Kalonzo and Wetang'ula specifically accused Senate speaker Ekwee Ethuro of being used to push the Jubilee agenda.
“This [the election laws] was a negotiated document and there was not supposed to be an additional coma or a full stop beyond what was actually agreed so this country would know a free, fair predictable election,” Kalonzo said at the Cord secretariat.
“What happened in the Senate was child play. If you rig elections at the Senate level, what will happen in the August elections?” he he asked.
Bungoma Senator Wetang'ula said Ethuro had allowed an ineligible Senator (Hosea Onchwang'i) to vote on behalf of Kisii Senator Chris Obure, leader of the delegation.
Nominated Senator Naisula Lesuuda from Samburu was allowed to vote in a similar manner.
“We indict our speaker and we are going to take necessary legal action to redress this. It is a sad day for the country when the speaker of the upper house, the house of reference, the House of reason, the House of revision, rigs an election because he is conducting the business not as the speaker of the house but a representative of the Jubilee regime in the Senate,” Wetang'ula said.
Senators appeared to have hurt their own best interests when they overwhelmingly passed a controversial electoral law that would in effect water down its already diminished legislative and oversight role.
Senators have always said there's a plot to undermine its role. At one time it had campaigned for the Senate to be the Upper House.

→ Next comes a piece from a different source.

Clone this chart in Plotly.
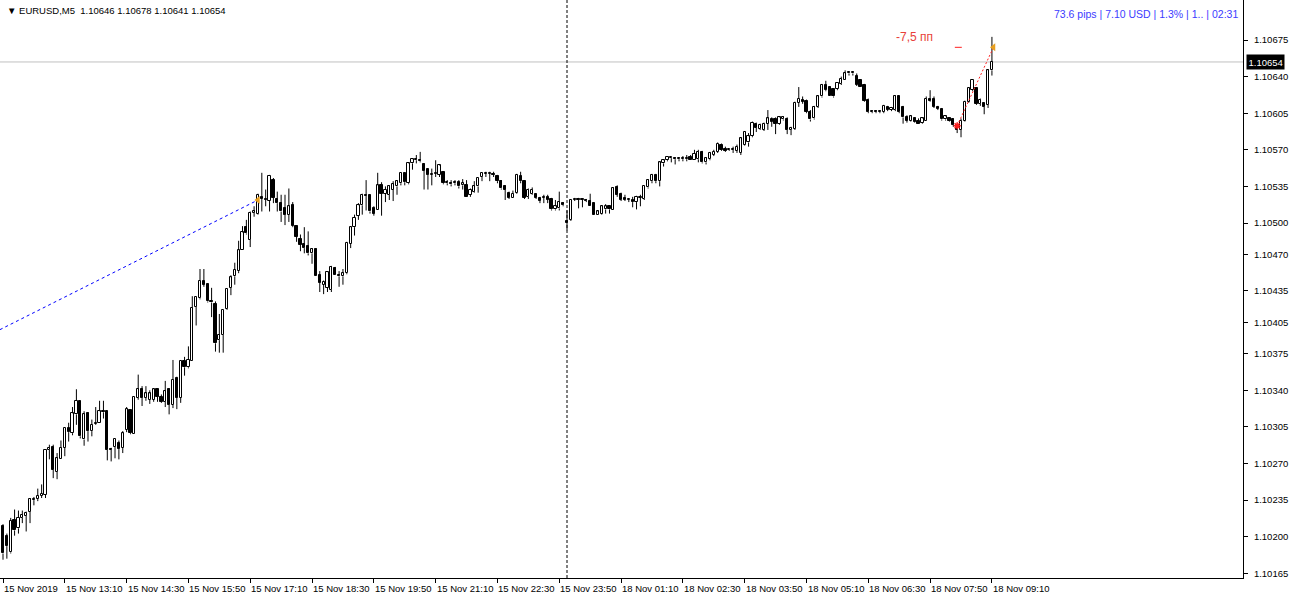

“The proposal to exclude the Senate from the review of boundaries is an assault to the Senate, an affront to the Constitution and an unacceptable attempt to further undermine devolution. The Senate must therefore delete clause 32 from the Bill,” the Minority report on the amendments say.
Surprisingly, a number of Jubilee senators who spoke to the Star in confidence described the passage of the laws as regrettable. "A gun was put to our heads," said one.
"We were in a fix, we saw some dangers and loopholes in the Bill, but we were under pressure to pass them as they were," a senator who sought anonymity said.
Kisumu Senator Anyang' Nyong'o said the Senate was "committing suicide" by failing to thoroughly interrogate all the amendments.
"How can the Senate in its common sense allow itself to be subjected to such a travesty "Makueni Senator Mutula Kilonzo Jnr asked.
The amendments also give the National Assembly exclusive right to approve regulations on ow prisoners and Kenyans in the diaspora should vote.